--- start ---

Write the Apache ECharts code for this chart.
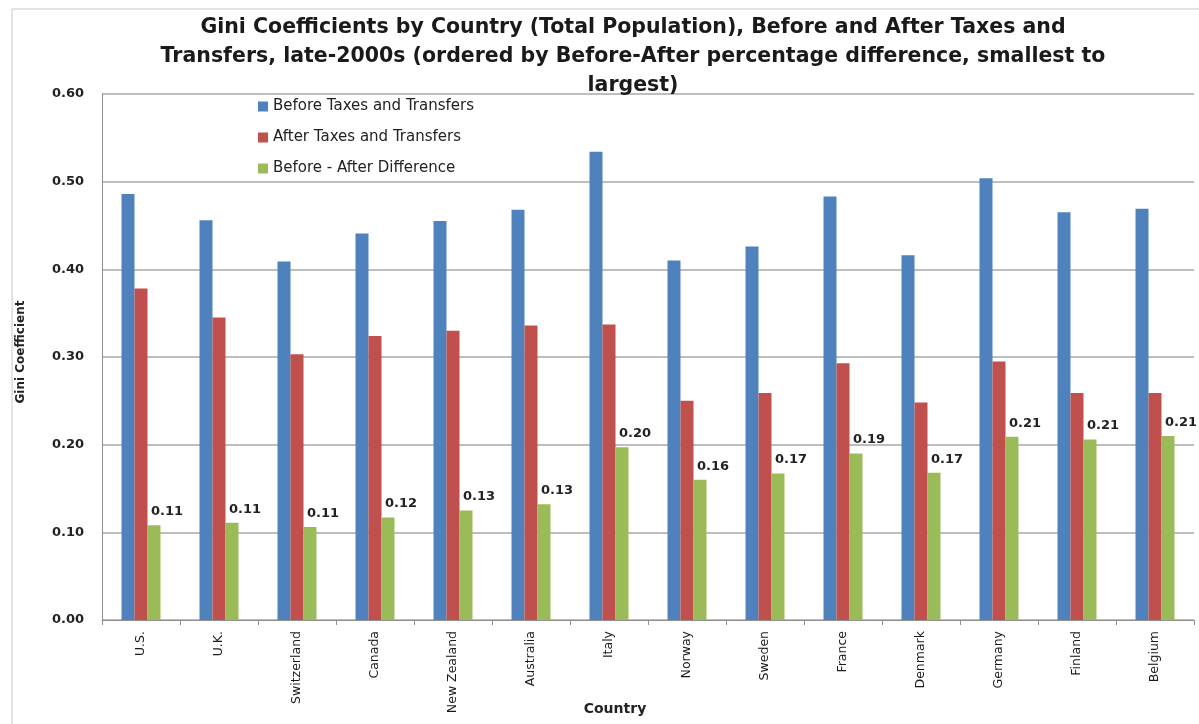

--- end ---
--- start ---

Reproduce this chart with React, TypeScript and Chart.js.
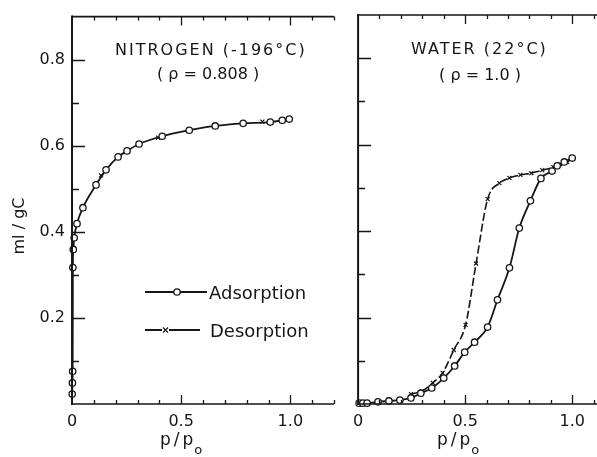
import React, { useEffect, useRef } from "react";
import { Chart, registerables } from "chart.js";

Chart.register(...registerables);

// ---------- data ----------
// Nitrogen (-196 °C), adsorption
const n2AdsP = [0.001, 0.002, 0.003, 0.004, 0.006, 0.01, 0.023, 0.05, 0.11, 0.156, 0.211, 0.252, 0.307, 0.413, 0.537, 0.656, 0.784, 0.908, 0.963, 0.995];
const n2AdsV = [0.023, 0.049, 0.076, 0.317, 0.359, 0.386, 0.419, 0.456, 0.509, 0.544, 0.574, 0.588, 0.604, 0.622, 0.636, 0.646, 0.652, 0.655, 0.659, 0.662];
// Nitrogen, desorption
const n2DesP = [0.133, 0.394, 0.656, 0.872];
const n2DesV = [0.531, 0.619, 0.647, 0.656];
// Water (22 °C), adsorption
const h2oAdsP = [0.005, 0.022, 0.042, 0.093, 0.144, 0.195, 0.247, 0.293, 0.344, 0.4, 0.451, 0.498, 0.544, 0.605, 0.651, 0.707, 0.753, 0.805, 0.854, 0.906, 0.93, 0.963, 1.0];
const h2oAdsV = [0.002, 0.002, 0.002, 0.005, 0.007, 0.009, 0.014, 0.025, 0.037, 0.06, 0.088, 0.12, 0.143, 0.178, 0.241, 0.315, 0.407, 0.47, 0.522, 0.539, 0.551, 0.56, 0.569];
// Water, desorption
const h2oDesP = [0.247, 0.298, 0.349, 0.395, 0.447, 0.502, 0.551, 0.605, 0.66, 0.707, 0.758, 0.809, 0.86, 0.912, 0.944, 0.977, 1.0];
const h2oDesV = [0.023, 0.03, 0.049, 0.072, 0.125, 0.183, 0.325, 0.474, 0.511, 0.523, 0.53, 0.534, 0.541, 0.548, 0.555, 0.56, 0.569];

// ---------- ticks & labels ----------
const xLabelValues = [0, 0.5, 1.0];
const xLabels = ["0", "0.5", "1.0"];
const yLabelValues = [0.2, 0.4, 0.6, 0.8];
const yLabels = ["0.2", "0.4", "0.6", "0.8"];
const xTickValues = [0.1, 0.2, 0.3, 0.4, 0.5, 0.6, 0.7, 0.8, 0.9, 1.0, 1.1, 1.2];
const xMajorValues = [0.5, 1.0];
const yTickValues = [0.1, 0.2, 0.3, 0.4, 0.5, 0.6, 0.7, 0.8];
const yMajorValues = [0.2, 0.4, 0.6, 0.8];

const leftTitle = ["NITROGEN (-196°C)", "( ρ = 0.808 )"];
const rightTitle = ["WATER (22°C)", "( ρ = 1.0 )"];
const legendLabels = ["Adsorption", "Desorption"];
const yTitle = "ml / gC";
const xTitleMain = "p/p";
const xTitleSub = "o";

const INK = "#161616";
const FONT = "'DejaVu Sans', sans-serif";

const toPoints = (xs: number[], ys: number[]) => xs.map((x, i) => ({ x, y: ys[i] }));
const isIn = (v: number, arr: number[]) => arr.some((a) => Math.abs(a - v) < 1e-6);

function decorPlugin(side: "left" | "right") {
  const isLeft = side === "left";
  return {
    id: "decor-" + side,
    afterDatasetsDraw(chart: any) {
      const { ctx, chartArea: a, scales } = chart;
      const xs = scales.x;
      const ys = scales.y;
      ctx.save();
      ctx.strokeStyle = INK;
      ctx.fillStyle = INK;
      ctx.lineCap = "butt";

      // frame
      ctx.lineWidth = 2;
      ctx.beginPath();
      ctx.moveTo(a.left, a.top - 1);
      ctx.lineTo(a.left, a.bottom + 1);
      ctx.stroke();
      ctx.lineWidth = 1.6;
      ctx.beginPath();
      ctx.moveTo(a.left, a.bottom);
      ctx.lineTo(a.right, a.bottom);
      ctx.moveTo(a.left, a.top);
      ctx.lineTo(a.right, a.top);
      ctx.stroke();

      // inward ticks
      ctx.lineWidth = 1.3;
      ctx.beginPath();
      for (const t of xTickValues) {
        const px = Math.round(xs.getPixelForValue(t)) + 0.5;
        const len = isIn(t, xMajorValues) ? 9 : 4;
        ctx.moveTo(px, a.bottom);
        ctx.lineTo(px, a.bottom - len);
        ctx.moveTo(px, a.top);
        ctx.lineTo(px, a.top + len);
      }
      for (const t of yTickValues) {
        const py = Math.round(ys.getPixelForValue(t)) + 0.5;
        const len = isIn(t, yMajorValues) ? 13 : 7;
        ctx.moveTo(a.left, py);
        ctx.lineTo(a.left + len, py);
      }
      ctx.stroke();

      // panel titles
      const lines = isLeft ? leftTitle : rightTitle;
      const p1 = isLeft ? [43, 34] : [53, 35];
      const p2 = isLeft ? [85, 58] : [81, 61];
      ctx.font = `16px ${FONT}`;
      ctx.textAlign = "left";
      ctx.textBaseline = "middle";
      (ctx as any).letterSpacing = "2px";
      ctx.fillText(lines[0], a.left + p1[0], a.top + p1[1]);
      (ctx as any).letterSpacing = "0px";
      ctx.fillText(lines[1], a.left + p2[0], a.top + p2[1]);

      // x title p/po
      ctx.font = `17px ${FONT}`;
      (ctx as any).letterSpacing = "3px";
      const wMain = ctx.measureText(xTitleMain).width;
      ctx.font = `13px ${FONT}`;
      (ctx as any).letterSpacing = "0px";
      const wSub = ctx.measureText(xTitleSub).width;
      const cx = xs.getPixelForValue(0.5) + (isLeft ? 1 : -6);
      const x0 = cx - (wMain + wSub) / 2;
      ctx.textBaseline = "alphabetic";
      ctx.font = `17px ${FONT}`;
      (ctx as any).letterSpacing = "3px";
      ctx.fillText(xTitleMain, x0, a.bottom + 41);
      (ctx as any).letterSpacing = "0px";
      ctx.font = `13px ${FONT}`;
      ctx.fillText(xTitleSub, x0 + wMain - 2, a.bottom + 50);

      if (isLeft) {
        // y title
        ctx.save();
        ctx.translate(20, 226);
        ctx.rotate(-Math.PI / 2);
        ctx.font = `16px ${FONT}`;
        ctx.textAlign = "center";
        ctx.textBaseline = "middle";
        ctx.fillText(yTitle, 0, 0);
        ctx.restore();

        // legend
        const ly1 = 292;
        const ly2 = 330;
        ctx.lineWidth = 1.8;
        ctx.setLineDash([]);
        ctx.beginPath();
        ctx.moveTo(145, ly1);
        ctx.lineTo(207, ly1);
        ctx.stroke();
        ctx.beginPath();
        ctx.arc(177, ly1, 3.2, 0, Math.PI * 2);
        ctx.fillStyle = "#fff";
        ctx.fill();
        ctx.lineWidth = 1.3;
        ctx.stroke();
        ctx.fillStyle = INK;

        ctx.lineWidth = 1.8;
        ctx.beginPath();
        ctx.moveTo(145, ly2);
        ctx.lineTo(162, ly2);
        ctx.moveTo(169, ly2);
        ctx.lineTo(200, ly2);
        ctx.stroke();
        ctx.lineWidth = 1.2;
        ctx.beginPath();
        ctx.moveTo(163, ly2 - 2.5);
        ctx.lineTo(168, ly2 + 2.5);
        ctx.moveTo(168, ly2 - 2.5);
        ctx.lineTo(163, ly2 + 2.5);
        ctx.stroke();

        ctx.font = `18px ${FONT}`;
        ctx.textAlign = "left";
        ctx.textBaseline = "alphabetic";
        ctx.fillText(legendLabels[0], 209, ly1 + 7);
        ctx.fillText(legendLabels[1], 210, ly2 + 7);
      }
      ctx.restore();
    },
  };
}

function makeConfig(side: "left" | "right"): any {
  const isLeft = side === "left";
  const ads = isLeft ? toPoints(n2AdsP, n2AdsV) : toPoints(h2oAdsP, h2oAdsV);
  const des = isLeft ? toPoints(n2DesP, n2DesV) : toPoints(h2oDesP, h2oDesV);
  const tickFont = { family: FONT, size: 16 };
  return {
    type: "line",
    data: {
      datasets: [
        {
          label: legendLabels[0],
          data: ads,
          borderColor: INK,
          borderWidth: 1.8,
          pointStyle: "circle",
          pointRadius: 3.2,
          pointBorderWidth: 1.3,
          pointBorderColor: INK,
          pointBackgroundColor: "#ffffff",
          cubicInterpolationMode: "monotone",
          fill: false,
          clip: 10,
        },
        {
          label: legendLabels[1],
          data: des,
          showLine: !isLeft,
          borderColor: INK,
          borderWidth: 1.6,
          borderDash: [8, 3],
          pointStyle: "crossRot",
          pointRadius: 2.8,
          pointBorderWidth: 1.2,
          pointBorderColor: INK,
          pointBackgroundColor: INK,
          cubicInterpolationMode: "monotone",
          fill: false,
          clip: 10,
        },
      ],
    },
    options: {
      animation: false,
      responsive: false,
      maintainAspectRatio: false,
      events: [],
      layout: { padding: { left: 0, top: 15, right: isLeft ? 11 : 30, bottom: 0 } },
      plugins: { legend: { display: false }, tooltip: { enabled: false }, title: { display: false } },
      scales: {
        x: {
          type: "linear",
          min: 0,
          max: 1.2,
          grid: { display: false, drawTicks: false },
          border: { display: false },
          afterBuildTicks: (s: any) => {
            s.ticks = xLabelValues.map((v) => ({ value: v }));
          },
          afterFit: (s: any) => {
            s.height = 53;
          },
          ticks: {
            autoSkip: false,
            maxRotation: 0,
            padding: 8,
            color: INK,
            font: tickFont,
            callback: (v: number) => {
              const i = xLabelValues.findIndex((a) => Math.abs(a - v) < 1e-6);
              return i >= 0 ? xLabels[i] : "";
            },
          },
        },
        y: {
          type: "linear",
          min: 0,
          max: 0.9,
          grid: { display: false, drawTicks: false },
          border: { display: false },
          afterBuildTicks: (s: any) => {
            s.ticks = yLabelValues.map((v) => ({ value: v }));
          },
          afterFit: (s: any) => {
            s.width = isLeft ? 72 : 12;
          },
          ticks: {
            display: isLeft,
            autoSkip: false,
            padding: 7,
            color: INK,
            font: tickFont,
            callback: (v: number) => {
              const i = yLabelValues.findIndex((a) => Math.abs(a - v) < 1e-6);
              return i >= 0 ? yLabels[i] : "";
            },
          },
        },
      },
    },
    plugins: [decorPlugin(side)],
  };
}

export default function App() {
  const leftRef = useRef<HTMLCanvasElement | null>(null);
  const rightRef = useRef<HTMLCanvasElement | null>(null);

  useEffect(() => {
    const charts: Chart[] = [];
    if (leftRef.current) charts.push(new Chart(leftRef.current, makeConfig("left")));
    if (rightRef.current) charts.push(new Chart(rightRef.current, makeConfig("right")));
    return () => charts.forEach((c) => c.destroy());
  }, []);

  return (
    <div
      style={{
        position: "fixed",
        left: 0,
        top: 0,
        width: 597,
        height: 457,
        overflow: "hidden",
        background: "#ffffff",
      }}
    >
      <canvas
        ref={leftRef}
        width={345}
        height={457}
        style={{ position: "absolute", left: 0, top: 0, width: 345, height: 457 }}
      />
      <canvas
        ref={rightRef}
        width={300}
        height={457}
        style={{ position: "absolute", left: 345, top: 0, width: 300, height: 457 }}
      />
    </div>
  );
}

--- end ---

Extract exactly the lines running from the line containing "Reproduce this chart" to the line containing "Chart.register(...registerables);", with both end lines included and all pictures left out.

Reproduce this chart with React, TypeScript and Chart.js.
import React, { useEffect, useRef } from "react";
import { Chart, registerables } from "chart.js";

Chart.register(...registerables);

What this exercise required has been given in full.